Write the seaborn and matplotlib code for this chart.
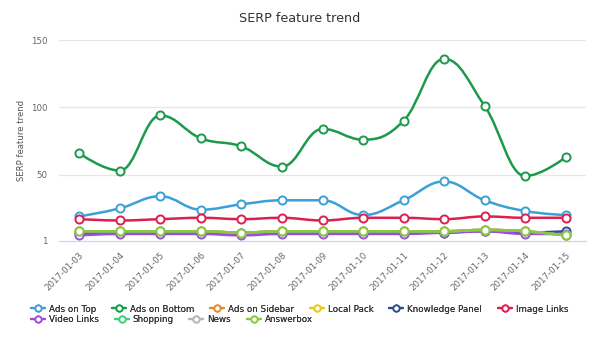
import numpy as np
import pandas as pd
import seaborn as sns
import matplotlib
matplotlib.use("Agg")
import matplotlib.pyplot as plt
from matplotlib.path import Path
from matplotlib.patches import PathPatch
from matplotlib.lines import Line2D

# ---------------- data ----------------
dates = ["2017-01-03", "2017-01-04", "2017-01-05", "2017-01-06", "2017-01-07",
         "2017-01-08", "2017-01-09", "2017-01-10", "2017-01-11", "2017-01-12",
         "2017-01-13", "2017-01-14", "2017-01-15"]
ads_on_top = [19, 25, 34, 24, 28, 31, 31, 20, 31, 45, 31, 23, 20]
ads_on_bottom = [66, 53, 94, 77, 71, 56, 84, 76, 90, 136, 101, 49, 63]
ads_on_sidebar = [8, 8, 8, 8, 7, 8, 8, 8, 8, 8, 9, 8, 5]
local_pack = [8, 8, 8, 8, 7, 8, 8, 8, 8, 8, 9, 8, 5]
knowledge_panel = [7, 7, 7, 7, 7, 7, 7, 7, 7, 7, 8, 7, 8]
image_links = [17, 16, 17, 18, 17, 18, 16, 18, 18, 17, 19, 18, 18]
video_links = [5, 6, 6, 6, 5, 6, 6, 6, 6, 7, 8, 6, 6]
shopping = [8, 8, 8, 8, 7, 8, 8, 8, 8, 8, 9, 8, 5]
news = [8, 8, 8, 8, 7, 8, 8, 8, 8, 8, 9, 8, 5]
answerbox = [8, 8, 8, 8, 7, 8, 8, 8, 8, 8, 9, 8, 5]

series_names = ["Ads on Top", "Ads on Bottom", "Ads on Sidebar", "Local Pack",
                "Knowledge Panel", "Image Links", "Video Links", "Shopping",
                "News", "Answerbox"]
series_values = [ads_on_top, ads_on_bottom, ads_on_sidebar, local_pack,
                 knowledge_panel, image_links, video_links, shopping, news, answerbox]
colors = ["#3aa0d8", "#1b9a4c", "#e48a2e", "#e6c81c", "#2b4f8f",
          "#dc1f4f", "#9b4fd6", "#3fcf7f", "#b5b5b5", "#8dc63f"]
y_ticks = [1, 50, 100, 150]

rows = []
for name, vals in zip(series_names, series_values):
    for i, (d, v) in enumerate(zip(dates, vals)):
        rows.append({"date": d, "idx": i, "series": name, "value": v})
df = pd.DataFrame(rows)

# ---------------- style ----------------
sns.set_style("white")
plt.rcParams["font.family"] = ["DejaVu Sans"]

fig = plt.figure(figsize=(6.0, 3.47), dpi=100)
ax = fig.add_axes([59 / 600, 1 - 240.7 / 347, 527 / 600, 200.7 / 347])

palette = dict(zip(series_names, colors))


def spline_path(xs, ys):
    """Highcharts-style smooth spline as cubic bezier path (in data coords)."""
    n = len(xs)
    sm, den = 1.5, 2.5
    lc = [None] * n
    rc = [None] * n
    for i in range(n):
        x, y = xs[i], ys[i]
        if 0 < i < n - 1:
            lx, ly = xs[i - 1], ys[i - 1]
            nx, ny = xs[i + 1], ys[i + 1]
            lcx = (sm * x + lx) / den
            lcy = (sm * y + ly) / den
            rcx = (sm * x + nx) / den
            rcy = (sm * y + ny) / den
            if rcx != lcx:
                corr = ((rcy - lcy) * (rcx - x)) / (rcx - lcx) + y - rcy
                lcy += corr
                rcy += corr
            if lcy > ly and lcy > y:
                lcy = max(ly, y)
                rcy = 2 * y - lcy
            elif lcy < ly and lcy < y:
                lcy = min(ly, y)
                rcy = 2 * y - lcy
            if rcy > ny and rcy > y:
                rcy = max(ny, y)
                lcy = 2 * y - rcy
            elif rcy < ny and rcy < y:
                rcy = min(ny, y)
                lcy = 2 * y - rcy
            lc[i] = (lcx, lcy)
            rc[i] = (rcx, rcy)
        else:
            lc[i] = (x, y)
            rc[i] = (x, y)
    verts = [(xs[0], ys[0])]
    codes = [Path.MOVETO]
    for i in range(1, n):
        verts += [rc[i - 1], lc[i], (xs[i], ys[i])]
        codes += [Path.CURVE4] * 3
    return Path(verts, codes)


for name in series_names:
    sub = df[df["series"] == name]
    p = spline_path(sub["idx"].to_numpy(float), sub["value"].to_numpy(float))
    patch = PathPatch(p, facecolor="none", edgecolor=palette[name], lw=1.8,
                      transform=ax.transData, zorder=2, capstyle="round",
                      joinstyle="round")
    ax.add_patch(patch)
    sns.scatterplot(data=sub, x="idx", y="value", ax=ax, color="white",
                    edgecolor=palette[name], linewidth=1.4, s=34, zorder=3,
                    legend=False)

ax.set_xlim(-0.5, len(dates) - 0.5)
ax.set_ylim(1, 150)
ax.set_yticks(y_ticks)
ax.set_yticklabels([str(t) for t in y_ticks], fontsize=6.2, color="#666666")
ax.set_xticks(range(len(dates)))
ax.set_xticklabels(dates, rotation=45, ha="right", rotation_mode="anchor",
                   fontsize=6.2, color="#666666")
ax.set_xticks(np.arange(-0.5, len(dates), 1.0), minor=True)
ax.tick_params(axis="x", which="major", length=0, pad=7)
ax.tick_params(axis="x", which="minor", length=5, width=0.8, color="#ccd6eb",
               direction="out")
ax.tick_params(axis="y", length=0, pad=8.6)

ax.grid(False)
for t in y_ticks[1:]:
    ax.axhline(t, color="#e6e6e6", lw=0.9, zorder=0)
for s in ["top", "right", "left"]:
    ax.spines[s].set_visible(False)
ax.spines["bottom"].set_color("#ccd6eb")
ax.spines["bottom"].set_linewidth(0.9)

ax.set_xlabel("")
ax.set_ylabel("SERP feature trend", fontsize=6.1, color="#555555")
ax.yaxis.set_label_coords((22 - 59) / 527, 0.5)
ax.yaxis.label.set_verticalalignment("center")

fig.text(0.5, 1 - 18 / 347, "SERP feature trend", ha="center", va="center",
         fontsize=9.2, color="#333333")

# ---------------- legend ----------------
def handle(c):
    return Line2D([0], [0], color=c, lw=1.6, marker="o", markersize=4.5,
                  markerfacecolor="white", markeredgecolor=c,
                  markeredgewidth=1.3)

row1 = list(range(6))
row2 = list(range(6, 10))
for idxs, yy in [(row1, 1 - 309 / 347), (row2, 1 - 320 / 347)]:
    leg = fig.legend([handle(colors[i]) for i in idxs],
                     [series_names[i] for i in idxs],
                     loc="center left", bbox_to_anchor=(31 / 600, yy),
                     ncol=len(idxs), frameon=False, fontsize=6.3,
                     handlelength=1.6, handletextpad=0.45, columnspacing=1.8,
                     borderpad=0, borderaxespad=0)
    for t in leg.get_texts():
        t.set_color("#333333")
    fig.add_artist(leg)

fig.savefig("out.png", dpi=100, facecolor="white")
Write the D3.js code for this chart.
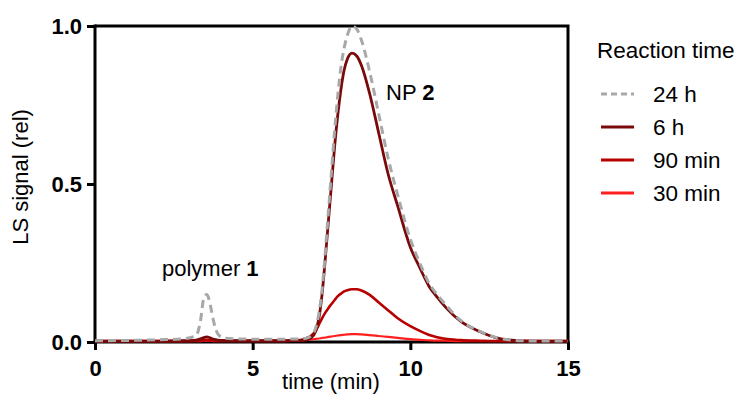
────────────────
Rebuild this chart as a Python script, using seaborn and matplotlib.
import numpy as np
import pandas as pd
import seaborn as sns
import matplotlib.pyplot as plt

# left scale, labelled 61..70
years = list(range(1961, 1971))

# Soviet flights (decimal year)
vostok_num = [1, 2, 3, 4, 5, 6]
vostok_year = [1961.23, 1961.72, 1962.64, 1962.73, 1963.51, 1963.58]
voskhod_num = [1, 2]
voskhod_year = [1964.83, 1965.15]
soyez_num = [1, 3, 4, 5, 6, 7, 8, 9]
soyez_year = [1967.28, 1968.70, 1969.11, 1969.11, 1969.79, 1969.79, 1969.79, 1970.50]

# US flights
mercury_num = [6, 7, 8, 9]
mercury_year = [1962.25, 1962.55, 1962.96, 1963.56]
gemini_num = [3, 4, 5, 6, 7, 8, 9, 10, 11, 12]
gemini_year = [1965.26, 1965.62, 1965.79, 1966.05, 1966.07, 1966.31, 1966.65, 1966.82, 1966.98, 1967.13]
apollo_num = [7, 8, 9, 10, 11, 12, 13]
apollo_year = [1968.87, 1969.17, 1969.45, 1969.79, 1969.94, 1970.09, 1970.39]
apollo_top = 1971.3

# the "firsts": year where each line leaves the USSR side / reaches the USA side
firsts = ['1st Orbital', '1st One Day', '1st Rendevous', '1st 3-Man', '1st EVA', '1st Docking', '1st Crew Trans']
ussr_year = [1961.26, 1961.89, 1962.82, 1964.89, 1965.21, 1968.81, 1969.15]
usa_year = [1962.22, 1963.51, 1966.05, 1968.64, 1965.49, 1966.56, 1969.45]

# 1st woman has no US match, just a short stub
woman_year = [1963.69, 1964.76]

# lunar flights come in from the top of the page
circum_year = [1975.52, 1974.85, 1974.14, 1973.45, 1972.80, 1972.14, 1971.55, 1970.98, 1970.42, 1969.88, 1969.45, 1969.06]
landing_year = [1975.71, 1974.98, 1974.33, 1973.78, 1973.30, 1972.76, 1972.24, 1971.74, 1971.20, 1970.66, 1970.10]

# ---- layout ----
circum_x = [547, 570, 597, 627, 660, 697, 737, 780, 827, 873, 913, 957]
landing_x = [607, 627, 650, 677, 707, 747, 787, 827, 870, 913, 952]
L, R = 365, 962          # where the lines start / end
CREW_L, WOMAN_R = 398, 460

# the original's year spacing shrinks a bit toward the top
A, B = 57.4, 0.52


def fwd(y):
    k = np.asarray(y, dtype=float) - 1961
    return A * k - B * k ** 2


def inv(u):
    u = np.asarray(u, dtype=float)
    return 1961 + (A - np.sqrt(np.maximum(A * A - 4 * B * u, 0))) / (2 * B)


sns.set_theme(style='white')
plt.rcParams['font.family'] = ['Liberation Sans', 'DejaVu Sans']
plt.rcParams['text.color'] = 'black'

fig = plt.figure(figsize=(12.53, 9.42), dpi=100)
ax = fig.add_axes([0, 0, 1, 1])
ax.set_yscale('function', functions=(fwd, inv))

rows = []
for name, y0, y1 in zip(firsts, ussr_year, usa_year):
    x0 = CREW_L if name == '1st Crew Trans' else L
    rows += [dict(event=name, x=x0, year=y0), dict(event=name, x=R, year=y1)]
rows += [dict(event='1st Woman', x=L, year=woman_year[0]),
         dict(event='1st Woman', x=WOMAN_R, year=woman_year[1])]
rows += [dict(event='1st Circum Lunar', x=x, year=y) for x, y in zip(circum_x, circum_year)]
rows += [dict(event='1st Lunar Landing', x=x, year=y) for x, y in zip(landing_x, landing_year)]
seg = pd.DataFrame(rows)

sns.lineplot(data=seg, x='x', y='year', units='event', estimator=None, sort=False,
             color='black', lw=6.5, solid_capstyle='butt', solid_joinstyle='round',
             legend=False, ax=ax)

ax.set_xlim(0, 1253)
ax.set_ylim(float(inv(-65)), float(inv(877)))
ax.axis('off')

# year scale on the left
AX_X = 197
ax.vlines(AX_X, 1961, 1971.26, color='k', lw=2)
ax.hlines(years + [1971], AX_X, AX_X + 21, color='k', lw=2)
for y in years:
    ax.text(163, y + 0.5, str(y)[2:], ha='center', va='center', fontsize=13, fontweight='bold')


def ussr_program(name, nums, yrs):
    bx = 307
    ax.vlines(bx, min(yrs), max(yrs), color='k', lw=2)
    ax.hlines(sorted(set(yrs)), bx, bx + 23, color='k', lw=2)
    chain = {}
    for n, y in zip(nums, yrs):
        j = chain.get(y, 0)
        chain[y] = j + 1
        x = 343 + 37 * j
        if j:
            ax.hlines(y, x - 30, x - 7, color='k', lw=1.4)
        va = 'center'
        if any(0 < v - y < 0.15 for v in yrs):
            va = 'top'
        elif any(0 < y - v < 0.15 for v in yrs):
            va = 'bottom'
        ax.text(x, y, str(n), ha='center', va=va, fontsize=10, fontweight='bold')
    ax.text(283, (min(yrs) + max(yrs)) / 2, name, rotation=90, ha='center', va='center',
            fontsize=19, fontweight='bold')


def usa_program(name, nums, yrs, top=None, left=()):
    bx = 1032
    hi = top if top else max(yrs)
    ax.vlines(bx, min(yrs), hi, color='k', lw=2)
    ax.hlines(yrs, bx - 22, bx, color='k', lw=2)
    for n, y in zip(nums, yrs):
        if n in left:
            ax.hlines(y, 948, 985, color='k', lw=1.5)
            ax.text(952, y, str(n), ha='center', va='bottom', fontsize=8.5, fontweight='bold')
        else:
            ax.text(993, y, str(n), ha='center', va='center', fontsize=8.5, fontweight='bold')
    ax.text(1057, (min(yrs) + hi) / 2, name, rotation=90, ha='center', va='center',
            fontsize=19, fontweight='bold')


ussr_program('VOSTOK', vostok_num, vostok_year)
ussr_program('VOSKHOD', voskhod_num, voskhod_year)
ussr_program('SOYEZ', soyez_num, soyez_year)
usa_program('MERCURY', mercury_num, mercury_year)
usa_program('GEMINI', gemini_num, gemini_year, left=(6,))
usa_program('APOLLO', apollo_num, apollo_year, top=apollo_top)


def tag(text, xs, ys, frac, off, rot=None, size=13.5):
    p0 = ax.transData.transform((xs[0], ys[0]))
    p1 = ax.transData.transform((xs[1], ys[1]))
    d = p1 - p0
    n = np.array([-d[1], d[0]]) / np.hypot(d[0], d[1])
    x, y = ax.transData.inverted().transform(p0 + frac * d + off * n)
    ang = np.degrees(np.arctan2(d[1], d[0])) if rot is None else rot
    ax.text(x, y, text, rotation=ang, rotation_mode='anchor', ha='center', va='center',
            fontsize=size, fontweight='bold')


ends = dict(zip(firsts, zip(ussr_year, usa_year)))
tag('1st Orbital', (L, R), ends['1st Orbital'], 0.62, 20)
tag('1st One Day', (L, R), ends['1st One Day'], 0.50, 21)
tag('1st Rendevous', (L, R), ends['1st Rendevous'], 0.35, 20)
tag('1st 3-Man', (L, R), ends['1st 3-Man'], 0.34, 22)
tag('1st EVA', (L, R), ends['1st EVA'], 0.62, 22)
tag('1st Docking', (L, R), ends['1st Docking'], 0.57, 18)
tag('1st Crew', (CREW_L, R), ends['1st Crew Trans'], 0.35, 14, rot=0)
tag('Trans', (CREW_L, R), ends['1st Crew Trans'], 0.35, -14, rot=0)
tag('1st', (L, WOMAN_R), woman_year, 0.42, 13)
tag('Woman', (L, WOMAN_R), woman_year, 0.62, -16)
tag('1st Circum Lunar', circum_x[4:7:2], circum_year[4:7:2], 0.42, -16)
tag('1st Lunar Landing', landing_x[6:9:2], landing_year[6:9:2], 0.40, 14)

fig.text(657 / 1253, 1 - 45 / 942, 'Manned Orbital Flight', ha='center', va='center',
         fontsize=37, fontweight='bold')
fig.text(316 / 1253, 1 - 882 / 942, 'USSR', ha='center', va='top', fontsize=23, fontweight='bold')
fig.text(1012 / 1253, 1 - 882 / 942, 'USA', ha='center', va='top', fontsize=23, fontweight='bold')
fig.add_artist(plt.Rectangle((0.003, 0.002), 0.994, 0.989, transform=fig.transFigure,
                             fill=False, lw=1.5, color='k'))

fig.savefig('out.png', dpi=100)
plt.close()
────────────────
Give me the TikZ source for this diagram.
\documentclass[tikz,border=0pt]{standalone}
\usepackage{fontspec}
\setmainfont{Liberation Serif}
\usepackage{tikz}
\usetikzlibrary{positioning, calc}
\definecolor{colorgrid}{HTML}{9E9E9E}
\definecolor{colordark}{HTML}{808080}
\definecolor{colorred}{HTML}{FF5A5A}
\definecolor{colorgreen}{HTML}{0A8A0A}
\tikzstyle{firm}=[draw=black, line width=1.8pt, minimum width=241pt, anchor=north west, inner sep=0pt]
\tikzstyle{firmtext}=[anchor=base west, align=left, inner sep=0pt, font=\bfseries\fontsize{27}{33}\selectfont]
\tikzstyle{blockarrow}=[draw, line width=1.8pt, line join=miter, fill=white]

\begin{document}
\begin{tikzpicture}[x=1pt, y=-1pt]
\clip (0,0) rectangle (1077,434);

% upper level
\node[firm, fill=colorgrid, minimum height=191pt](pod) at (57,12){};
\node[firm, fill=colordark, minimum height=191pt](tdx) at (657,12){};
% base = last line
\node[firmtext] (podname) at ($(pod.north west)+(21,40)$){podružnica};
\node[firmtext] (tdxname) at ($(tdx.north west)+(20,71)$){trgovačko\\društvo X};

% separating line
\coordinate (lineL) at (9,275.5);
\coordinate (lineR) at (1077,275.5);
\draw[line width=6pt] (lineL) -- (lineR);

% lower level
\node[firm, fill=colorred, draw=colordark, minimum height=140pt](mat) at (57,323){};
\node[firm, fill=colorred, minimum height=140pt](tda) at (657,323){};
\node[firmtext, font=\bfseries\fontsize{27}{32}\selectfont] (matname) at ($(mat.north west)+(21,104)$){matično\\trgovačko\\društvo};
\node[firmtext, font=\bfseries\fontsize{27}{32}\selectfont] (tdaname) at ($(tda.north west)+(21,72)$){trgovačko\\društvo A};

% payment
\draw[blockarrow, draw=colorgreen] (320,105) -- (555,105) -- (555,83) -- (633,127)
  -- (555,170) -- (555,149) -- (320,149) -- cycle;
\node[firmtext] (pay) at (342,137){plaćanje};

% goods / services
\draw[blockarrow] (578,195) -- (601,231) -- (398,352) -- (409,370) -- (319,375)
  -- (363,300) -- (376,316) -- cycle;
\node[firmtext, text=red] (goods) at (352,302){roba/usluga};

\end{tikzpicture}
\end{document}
────────────────
DESCRIPTION OF THE TASK -
Without the pictures, write out exactly the lines from the one that has "Write the seaborn" down to the one that has "from matplotlib.lines import Line2D", both included.

EXERCISE RESPONSE -
Write the seaborn and matplotlib code for this chart.
import numpy as np
import pandas as pd
import seaborn as sns
import matplotlib
matplotlib.use("Agg")
import matplotlib.pyplot as plt
from matplotlib.path import Path
from matplotlib.patches import PathPatch
from matplotlib.lines import Line2D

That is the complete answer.